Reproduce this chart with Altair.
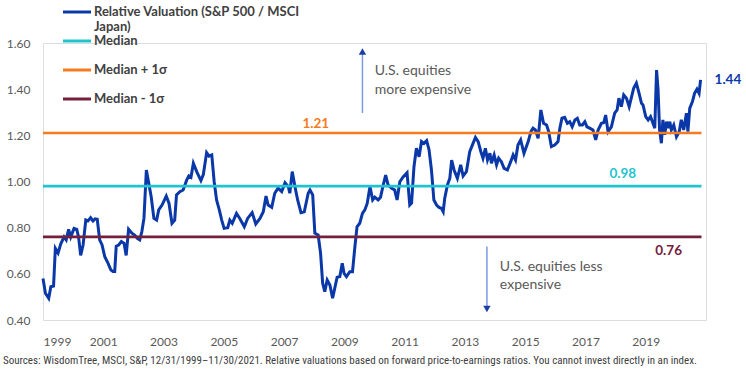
import altair as alt
import pandas as pd

# ---- data ----
# years since 12/1999 (axis label "1999" marks the start) and relative valuation
T = [0.00,0.08,0.19,0.26,0.35,0.41,0.50,0.59,0.70,0.77,0.85,0.92,1.03,1.12,1.18,1.25,1.33,1.42,1.49,1.58,
     1.66,1.73,1.80,1.88,1.96,2.05,2.16,2.25,2.32,2.38,2.43,2.51,2.60,2.69,2.76,2.84,2.95,3.04,3.13,3.21,
     3.28,3.35,3.43,3.51,3.59,3.68,3.77,3.84,3.95,4.09,4.18,4.28,4.37,
     4.43,4.54,4.65,4.77,4.84,4.91,4.99,5.10,5.24,5.32,5.43,5.51,5.60,5.68,5.76,5.85,5.93,6.01,6.13,6.20,
     6.28,6.42,6.53,6.68,6.79,6.94,7.06,7.20,7.31,7.40,7.47,7.59,7.69,7.80,7.92,8.03,8.14,8.19,8.27,8.36,
     8.45,8.56,8.67,8.80,8.86,
     8.95,9.02,9.13,9.21,9.28,9.35,9.43,9.52,9.61,9.68,9.76,9.85,9.93,9.99,10.07,10.18,10.27,10.35,10.42,10.51,
     10.60,10.68,10.76,10.85,10.94,11.01,11.12,11.20,11.29,11.37,11.45,11.57,11.67,11.75,11.84,11.95,12.08,12.17,12.23,12.31,
     12.39,12.48,12.56,12.64,12.73,12.81,12.89,12.97,13.06,13.14,13.22,13.28,13.33,
     13.42,13.50,13.56,13.64,13.75,13.86,13.94,14.05,14.16,14.27,14.35,14.44,14.53,14.60,14.68,14.75,14.83,14.88,14.97,15.05,
     15.12,15.21,15.30,15.41,15.52,15.60,15.68,15.76,15.85,15.96,16.10,16.19,16.26,16.34,16.43,16.52,16.61,16.71,16.78,16.87,
     16.98,17.09,17.15,17.22,17.31,17.40,17.48,17.56,17.65,17.73,17.81,
     17.90,17.98,18.05,18.14,18.25,18.34,18.42,18.53,18.61,18.67,18.75,18.86,18.97,19.05,19.11,19.19,19.27,19.36,19.45,19.53,
     19.60,19.69,19.78,19.86,19.91,20.00,20.08,20.16,20.24,20.30,20.36,20.41,20.46,20.52,20.57,20.63,20.69,20.74,20.80,20.85,
     20.93,21.02,21.11,21.18,21.26,21.35,21.40,21.46,21.55,21.62,21.70,21.77,21.82]
V = [0.58,0.516,0.494,0.544,0.547,0.71,0.69,0.73,0.76,0.747,0.793,0.76,0.797,0.793,0.76,0.68,0.725,0.833,0.829,0.843,
     0.829,0.838,0.836,0.747,0.725,0.674,0.645,0.617,0.61,0.61,0.72,0.725,0.74,0.732,0.68,0.793,0.776,0.768,0.754,0.747,
     0.783,0.84,1.05,0.992,0.934,0.84,0.833,0.877,0.898,0.937,0.906,0.819,0.833,
     0.942,0.956,0.963,1.007,1.024,1.018,1.079,1.043,1.004,1.03,1.125,1.11,1.115,0.999,0.92,0.877,0.833,0.797,0.80,0.833,
     0.819,0.862,0.84,0.804,0.84,0.865,0.816,0.84,0.869,0.937,0.898,0.888,0.949,0.971,0.956,0.995,0.978,0.949,1.043,0.978,
     0.92,0.865,0.869,0.949,0.963,
     0.942,0.776,0.768,0.69,0.559,0.523,0.573,0.552,0.494,0.537,0.585,0.588,0.646,0.602,0.588,0.609,0.609,0.718,0.804,0.819,
     0.862,0.877,0.906,0.978,0.92,0.932,0.92,0.932,0.985,1.028,0.985,0.971,0.963,0.92,0.999,1.02,1.038,0.898,0.906,1.064,
     1.144,1.107,1.173,1.165,1.177,1.137,1.05,0.92,0.898,0.888,0.884,0.869,0.927,
     0.985,1.014,1.093,1.05,1.014,1.072,1.024,1.043,1.129,1.165,1.191,1.173,1.129,1.101,1.144,1.093,1.122,1.079,1.115,1.072,
     1.101,1.086,1.057,1.05,1.086,1.115,1.093,1.158,1.18,1.122,1.173,1.216,1.231,1.223,1.187,1.31,1.252,1.245,1.216,1.151,
     1.158,1.173,1.231,1.274,1.278,1.252,1.259,1.237,1.267,1.274,1.245,
     1.245,1.259,1.237,1.231,1.223,1.18,1.223,1.252,1.255,1.288,1.216,1.237,1.296,1.31,1.361,1.324,1.375,1.361,1.324,1.367,
     1.404,1.426,1.382,1.339,1.332,1.281,1.267,1.281,1.252,1.231,1.483,1.397,1.223,1.166,1.267,1.202,1.259,1.231,1.259,1.223,
     1.245,1.194,1.216,1.267,1.223,1.296,1.216,1.317,1.346,1.382,1.40,1.382,1.44]
assert len(T) == len(V), (len(T), len(V))

START_YEAR = 1999
REF_NAMES = ["Median", "Median + 1σ", "Median - 1σ"]
REF_VALUES = [0.98, 1.21, 0.76]
REF_LABEL_YEARS = [2018.24, 2008.05, 2019.76]
REF_LABEL_DY = [-12, -9, 14]
REF_END = 2020.85

X_TICKS = list(range(1999, 2020, 2))
Y_TICKS = [0.4, 0.6, 0.8, 1.0, 1.2, 1.4, 1.6]

SERIES_NAME = "Relative Valuation (S&P 500 / MSCI Japan)"
LEGEND_LINES = ["Relative Valuation (S&P 500 / MSCI", "Median", "Median + 1σ", "Median - 1σ"]

BLUE = "#0a38a8"
CYAN = "#1fc4cf"
ORANGE = "#f47b20"
MAROON = "#74203c"
REF_COLORS = [CYAN, ORANGE, MAROON]
GRAY = "#595959"
FONT = "Lato"

series = pd.DataFrame({"year": [START_YEAR + t for t in T], "value": V})
refs = pd.DataFrame({"name": REF_NAMES, "value": REF_VALUES, "color": REF_COLORS,
                     "start": [START_YEAR] * 3, "end": [REF_END] * 3,
                     "label_year": REF_LABEL_YEARS,
                     "label": [f"{v:.2f}" for v in REF_VALUES]})
dummy = pd.DataFrame({"k": [0]})

xs = alt.Scale(domain=[1999, 2021], nice=False, zero=False)
ys = alt.Scale(domain=[0.4, 1.6], nice=False, zero=False)

line = alt.Chart(series).mark_line(color=BLUE, strokeWidth=3).encode(
    x=alt.X("year:Q", scale=xs, title=None,
            axis=alt.Axis(values=X_TICKS, format="d", grid=False, domain=False,
                          ticks=False, tickSize=0, labelPadding=16, labelFontSize=12,
                          labelColor=GRAY, labelFont=FONT)),
    y=alt.Y("value:Q", scale=ys, title=None,
            axis=alt.Axis(values=Y_TICKS, format=".2f", grid=False, domain=False,
                          ticks=False, tickSize=0, labelPadding=13, labelFontSize=12,
                          labelColor=GRAY, labelFont=FONT)),
)

rules = alt.Chart(refs).mark_rule(strokeWidth=2.6).encode(
    x="start:Q", x2="end:Q", y="value:Q",
    color=alt.Color("color:N", scale=None),
)

ref_labels = []
for i in range(3):
    ref_labels.append(
        alt.Chart(refs.iloc[[i]]).mark_text(font=FONT, fontSize=13.5, fontWeight="bold",
                                            dy=REF_LABEL_DY[i], align="center", baseline="middle").encode(
            x="label_year:Q", y="value:Q", text="label:N",
            color=alt.Color("color:N", scale=None))
    )

last = series.tail(1).assign(label=lambda d: d["value"].map(lambda v: f"{v:.2f}"))
last_label = alt.Chart(last).mark_text(font=FONT, fontSize=13.5, fontWeight="bold", color=BLUE,
                                        align="left", dx=14, baseline="middle").encode(
    x="year:Q", y="value:Q", text="label:N")

# annotation arrows (data units)
arrows = pd.DataFrame({"year": [2009.60, 2013.73], "from": [1.297, 0.718], "to": [1.56, 0.46]})
shafts = alt.Chart(arrows).mark_rule(color="#7c9be0", strokeWidth=1.5).encode(
    x="year:Q", y="from:Q", y2="to:Q")
heads_up = alt.Chart(arrows.iloc[[0]]).mark_point(shape="triangle-up", filled=True, color="#1b3fa6",
                                                  size=55, opacity=1).encode(
    x="year:Q", y=alt.datum(1.563))
heads_dn = alt.Chart(arrows.iloc[[1]]).mark_point(shape="triangle-down", filled=True, color="#1b3fa6",
                                                  size=55, opacity=1).encode(
    x="year:Q", y=alt.datum(0.448))

notes = pd.DataFrame({
    "text": ["U.S. equities", "more expensive", "U.S. equities less", "expensive"],
    "year": [2010.01, 2010.01, 2014.16, 2014.16],
    "value": [1.479, 1.397, 0.631, 0.552],
})
note_text = alt.Chart(notes).mark_text(font=FONT, fontSize=14, color=GRAY, align="left",
                                       baseline="middle").encode(
    x="year:Q", y="value:Q", text="text:N")

# legend (custom, positioned relative to plot origin)
leg_colors = [BLUE, CYAN, ORANGE, MAROON]
leg_y = [-31, -2, 27, 56]
LEG_SIZE = 13
legend_layers = []
for lab, col, yy in zip(LEGEND_LINES, leg_colors, leg_y):
    legend_layers.append(alt.Chart(dummy).mark_rule(color=col, strokeWidth=3).encode(
        x=alt.value(20), x2=alt.value(48), y=alt.value(yy)))
    legend_layers.append(alt.Chart(dummy).mark_text(font=FONT, fontSize=LEG_SIZE, fontWeight="bold",
                                                    color="#404040", align="left", baseline="middle",
                                                    text=lab).encode(
        x=alt.value(51), y=alt.value(yy)))
legend_layers.append(alt.Chart(dummy).mark_text(font=FONT, fontSize=LEG_SIZE, fontWeight="bold",
                                                color="#404040", align="left", baseline="middle",
                                                text="Japan)").encode(
    x=alt.value(51), y=alt.value(-16)))

FOOTNOTE = ("Sources: WisdomTree, MSCI, S&P, 12/31/1999–11/30/2021. Relative valuations based on "
            "forward price-to-earnings ratios. You cannot invest directly in an index.")
foot = alt.Chart(dummy).mark_text(font="Liberation Sans Narrow, Roboto Condensed, DejaVu Sans Condensed, Roboto",
                                  fontSize=11, color="#404040", align="left", baseline="middle",
                                  text=FOOTNOTE).encode(x=alt.value(-40), y=alt.value(318))

chart = alt.layer(
    line, rules, *ref_labels, last_label, shafts, heads_up, heads_dn, note_text, *legend_layers, foot
).properties(
    width=663, height=277,
    padding={"left": 43, "top": 43, "right": 40, "bottom": 57},
    autosize=alt.AutoSizeParams(type="none"),
).configure_view(stroke=None).configure(background="white")

chart.save("out.html", embed_options={"renderer": "svg", "actions": False})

> PROBLEM TO SOLVE:
Leave out the pictures. Transcribe only the lines above, from the first through the one that contains "import pandas as pd".

> RESPONSE TO THIS EXERCISE:
Reproduce this chart with Altair.
import altair as alt
import pandas as pd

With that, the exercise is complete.